The candidate screening process begins with recruiters, who spend 20-30 minutes on the phone interviewing candidates. This conversation is full of incredible candidate insights, going much deeper and way beyond the text in a resume, but the conversation takes place in a vacuum. What do we get? Scribbled interview notes to save in our ATS and share with a hiring manager. We’re taking a rich, interactive, multi-dimensional experience – and then reducing it back to text..
Really?
Let’s look at the misinterpretation & bias from just the first step of today’s interview experience.
- What a candidate said versus what a ‘non-technical’ recruiter heard.
- What a recruiter heard versus what a recruiter scribbled down during the call.
- The scribbled interview notes versus the summary (write-up) sent to the hiring manager.
- The summary that was sent versus how a hiring manager interprets what they read.

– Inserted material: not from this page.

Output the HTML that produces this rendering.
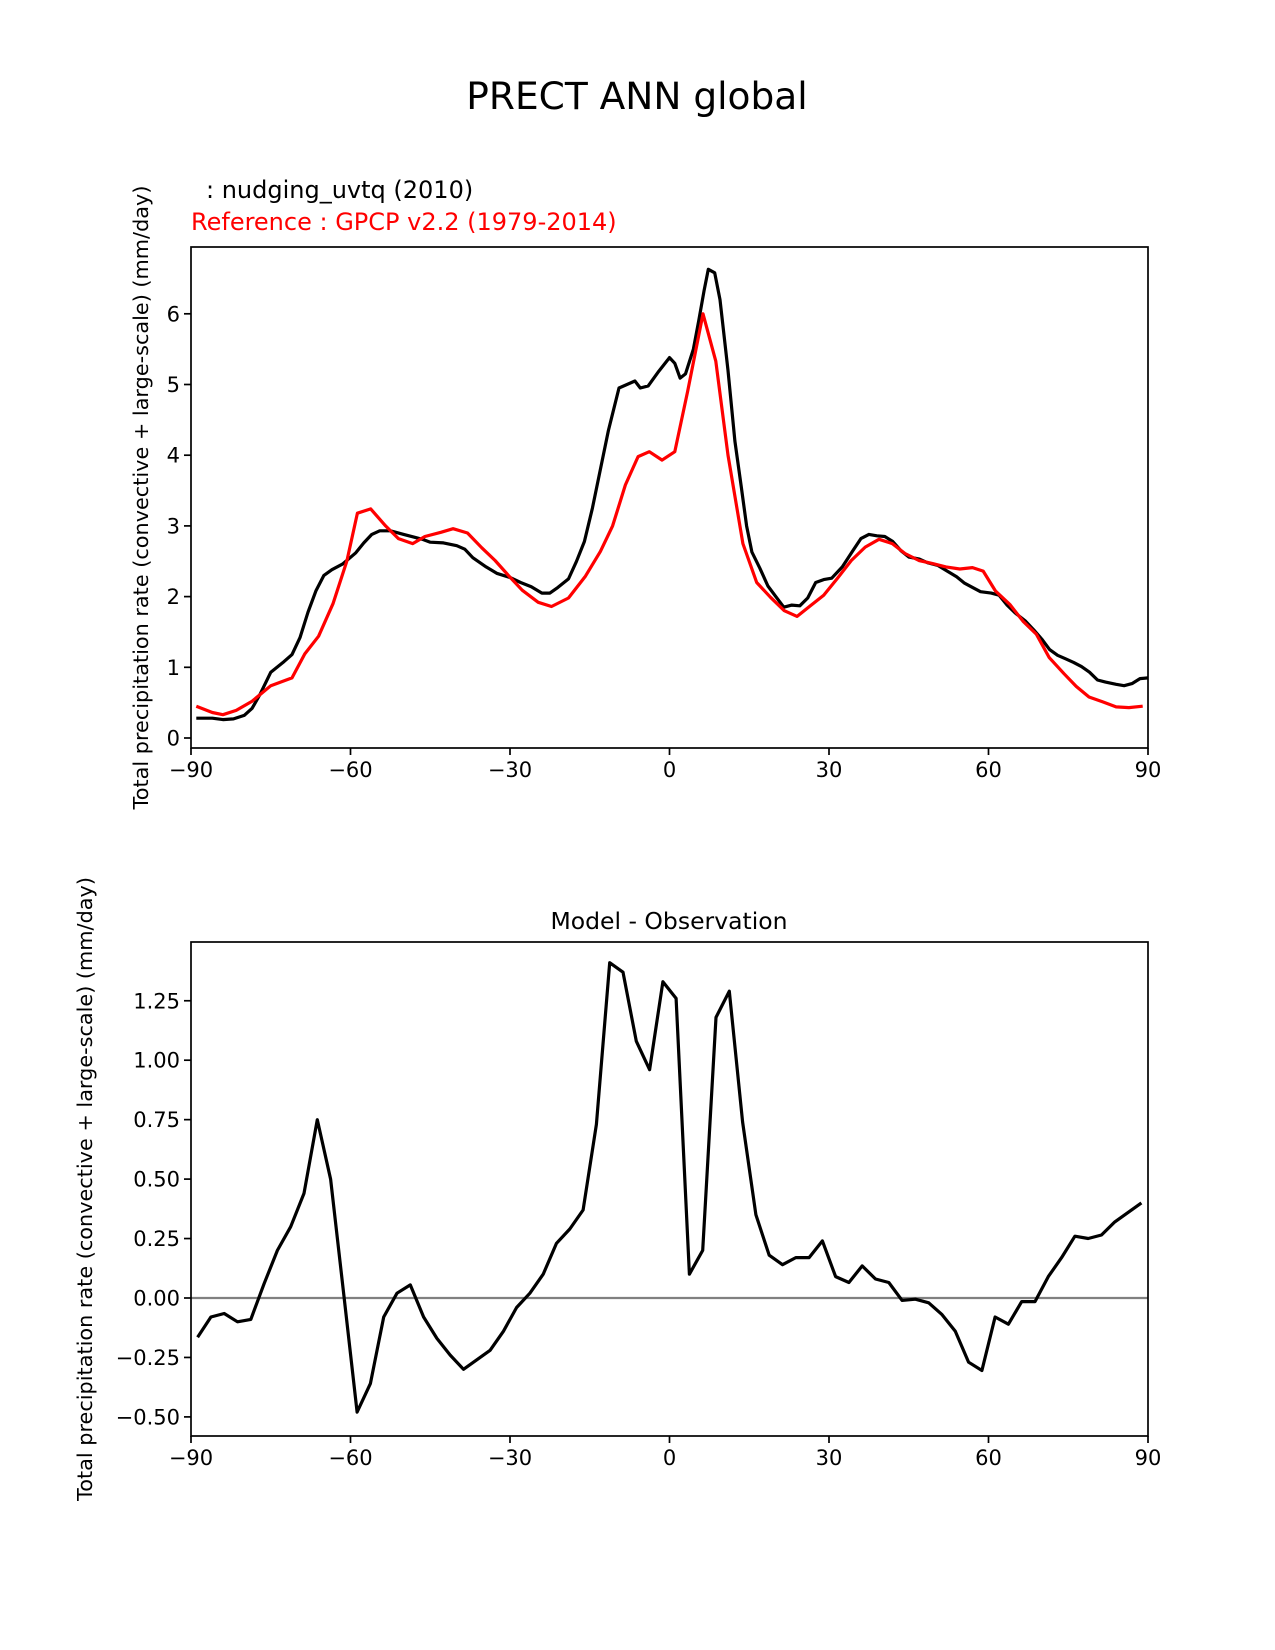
<!DOCTYPE html>
<html><head><meta charset="utf-8"><style>
html,body{margin:0;padding:0;background:#fff;}
svg{display:block;font-family:"DejaVu Sans","Liberation Sans",sans-serif;}
</style></head><body>
<svg id="fig" width="1275" height="1650" viewBox="0 0 1275 1650">
<text x="637" y="109" font-size="37.5" text-anchor="middle">PRECT ANN global</text>
<text x="206" y="198" font-size="24">  : nudging_uvtq (2010)</text>
<text x="191" y="230" font-size="24" fill="#ff0000">Reference : GPCP v2.2 (1979-2014)</text>
<text x="669" y="929" font-size="23.5" text-anchor="middle">Model - Observation</text>
<g id="top"></g>
<g id="bot"></g>
</svg>
<script>
const modelLat=[-89,-86,-84,-82,-80,-78.5,-77,-75,-72.5,-71,-69.5,-68,-66.5,-65,-63.5,-61.5,-59,-57.5,-56,-54.5,-52.5,-50,-48,-46.5,-45,-42.5,-40,-38.5,-37,-34.5,-32.5,-30,-28,-26,-24,-22.5,-21,-19,-17.5,-16,-14.5,-13,-11.5,-9.5,-6.5,-5.5,-4,-2,0,1,2,3,4.5,5.5,6.5,7.3,8.5,9.5,11,12.3,13.5,14.5,15.5,17,18.5,20,21.5,23,24.5,26,27.5,29,30.5,32.5,34.5,36,37.5,39,40.5,42,43.5,45,47,48.5,50.5,52,54,55.5,57,58.5,60.5,62,63.5,65,67,68.5,70,71.5,73,74.5,76,77.5,79,80.5,82,84,85.5,87,88.5,90];
const modelVal=[0.28,0.28,0.26,0.27,0.32,0.42,0.62,0.93,1.08,1.18,1.42,1.78,2.08,2.3,2.38,2.46,2.62,2.76,2.88,2.93,2.93,2.88,2.84,2.81,2.77,2.76,2.72,2.67,2.55,2.42,2.33,2.27,2.2,2.14,2.05,2.05,2.13,2.25,2.5,2.78,3.25,3.8,4.35,4.95,5.05,4.95,4.98,5.19,5.38,5.3,5.09,5.15,5.5,5.9,6.33,6.63,6.58,6.2,5.2,4.2,3.55,3.0,2.63,2.4,2.15,2.0,1.85,1.88,1.87,1.98,2.2,2.24,2.26,2.42,2.65,2.82,2.88,2.86,2.85,2.78,2.65,2.56,2.53,2.48,2.44,2.37,2.28,2.19,2.13,2.07,2.05,2.02,1.88,1.77,1.65,1.53,1.4,1.25,1.17,1.12,1.07,1.01,0.93,0.82,0.79,0.76,0.74,0.77,0.84,0.85];
const refLat=[-89,-86,-84,-81.5,-78.5,-75,-71,-68.6,-66,-63.3,-60.7,-58.7,-56.2,-53.4,-51,-48.3,-46,-43,-40.7,-38,-35.3,-32.8,-30.3,-27.7,-24.7,-22.2,-19,-15.8,-13,-10.7,-8.3,-5.9,-3.8,-1.4,1,3.4,6.3,8.7,11,13.8,16.4,19,21.6,24,26.5,29,31.6,34.2,36.8,39.4,41.9,44.3,46.9,49.4,52,54.6,57,59,61.3,64,66.5,69,71.4,74.2,76.5,78.9,81.5,84,86.4,89];
const refVal=[0.45,0.36,0.33,0.39,0.52,0.74,0.85,1.19,1.44,1.9,2.5,3.18,3.24,3.0,2.82,2.75,2.85,2.91,2.96,2.9,2.69,2.51,2.3,2.09,1.92,1.86,1.98,2.29,2.64,3.0,3.58,3.98,4.05,3.93,4.05,4.9,6.0,5.33,4.0,2.75,2.2,1.99,1.8,1.72,1.87,2.02,2.26,2.51,2.7,2.81,2.75,2.61,2.51,2.47,2.42,2.39,2.41,2.36,2.08,1.89,1.65,1.47,1.14,0.91,0.73,0.58,0.51,0.44,0.43,0.45];
const diffLat=[-88.75,-86.25,-83.75,-81.25,-78.75,-76.25,-73.75,-71.25,-68.75,-66.25,-63.75,-61.25,-58.75,-56.25,-53.75,-51.25,-48.75,-46.25,-43.75,-41.25,-38.75,-36.25,-33.75,-31.25,-28.75,-26.25,-23.75,-21.25,-18.75,-16.25,-13.75,-11.25,-8.75,-6.25,-3.75,-1.25,1.25,3.75,6.25,8.75,11.25,13.75,16.25,18.75,21.25,23.75,26.25,28.75,31.25,33.75,36.25,38.75,41.25,43.75,46.25,48.75,51.25,53.75,56.25,58.75,61.25,63.75,66.25,68.75,71.25,73.75,76.25,78.75,81.25,83.75,86.25,88.75];
const diffVal=[-0.165,-0.08,-0.065,-0.1,-0.09,0.06,0.2,0.3,0.44,0.75,0.5,0.01,-0.48,-0.36,-0.08,0.02,0.055,-0.08,-0.17,-0.24,-0.3,-0.26,-0.22,-0.14,-0.04,0.02,0.1,0.23,0.29,0.37,0.73,1.41,1.37,1.08,0.96,1.33,1.26,0.1,0.2,1.18,1.29,0.74,0.35,0.18,0.14,0.17,0.17,0.24,0.09,0.065,0.135,0.08,0.065,-0.01,-0.005,-0.02,-0.07,-0.14,-0.27,-0.305,-0.08,-0.11,-0.015,-0.015,0.09,0.17,0.26,0.25,0.265,0.32,0.36,0.4];
const xTicks=[-90,-60,-30,0,30,60,90];
const xTickLabels=["\u221290","\u221260","\u221230","0","30","60","90"];
const topYTicks=[0,1,2,3,4,5,6];
const botYTicks=[-0.5,-0.25,0,0.25,0.5,0.75,1.0,1.25];
const botYTickLabels=["\u22120.50","\u22120.25","0.00","0.25","0.50","0.75","1.00","1.25"];

const NS="http://www.w3.org/2000/svg";
function mk(parent,tag,attrs){const e=document.createElementNS(NS,tag);for(const k in attrs)e.setAttribute(k,attrs[k]);parent.appendChild(e);return e;}
const L=191,R=1148;
const xs=v=>L+(v+90)/180*(R-L);
function axes(g,top,bot,ys,yt,ylabels,ylabelX,name){
  const fr=mk(g,'rect',{x:L,y:top,width:R-L,height:bot-top,fill:'none',stroke:'#000','stroke-width':1.7});
  
  
  xTicks.forEach((t,i)=>{
    mk(g,'line',{x1:xs(t),x2:xs(t),y1:bot,y2:bot+7,stroke:'#000','stroke-width':1.7});
    const tx=mk(g,'text',{x:xs(t),y:bot+29,'font-size':21,'text-anchor':'middle'});
    tx.textContent=xTickLabels[i];
    
    
  });
  yt.forEach((t,i)=>{
    mk(g,'line',{x1:L-7,x2:L,y1:ys(t),y2:ys(t),stroke:'#000','stroke-width':1.7});
    const tx=mk(g,'text',{x:L-11,y:ys(t)+7.5,'font-size':21,'text-anchor':'end'});
    tx.textContent=ylabels?ylabels[i]:String(t);
    
    
  });
  const cy=(top+bot)/2;
  const yl=mk(g,'text',{x:ylabelX,y:cy,'font-size':20.8,'text-anchor':'middle',transform:`rotate(-90 ${ylabelX} ${cy})`});
  yl.textContent='Total precipitation rate (convective + large-scale) (mm/day)';
  
  
}
function line(g,lat,val,ys,color,name){
  const d=lat.map((v,i)=>(i?'L':'M')+xs(v).toFixed(1)+','+ys(val[i]).toFixed(1)).join(' ');
  const p=mk(g,'path',{d:d,fill:'none',stroke:color,'stroke-width':3.2,'stroke-linejoin':'round'});
  
  
}
const gT=document.getElementById('top');
const tTop=247,tBot=748,tZero=738,tPx=70.7;
const ysT=v=>tZero-v*tPx;
const clipT=mk(gT,'clipPath',{id:'ct'});mk(clipT,'rect',{x:L,y:tTop,width:R-L,height:tBot-tTop});
const gTl=mk(gT,'g',{'clip-path':'url(#ct)'});
line(gTl,modelLat,modelVal,ysT,'#000','model-line');
line(gTl,refLat,refVal,ysT,'#ff0000','reference-line');
axes(gT,tTop,tBot,ysT,topYTicks,null,148,'top');
const gB=document.getElementById('bot');
const bTop=942,bBot=1436,bZero=1298,bPx=237.8;
const ysB=v=>bZero-v*bPx;
const zl=mk(gB,'line',{x1:L,x2:R,y1:ysB(0),y2:ysB(0),stroke:'#808080','stroke-width':2.2});


line(gB,diffLat,diffVal,ysB,'#000','difference-line');
axes(gB,bTop,bBot,ysB,botYTicks,botYTickLabels,92,'diff');
</script>
</body></html>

How do we accurately and efficiently assess talent with so much bias in the first step of the interview process? It’s no wonder today’s interview process requires at least another one, two, even three more phone interviews with the same candidate, before they get to visit the office and meet the team.
It’s 2016 – isn’t it time we go beyond scribbled interview notes? Finally we have the tools to capture and share actual/factual real-time candidate data, to accelerate the interview experience, remove misinterpretation and bias, and make collaborative hiring decisions.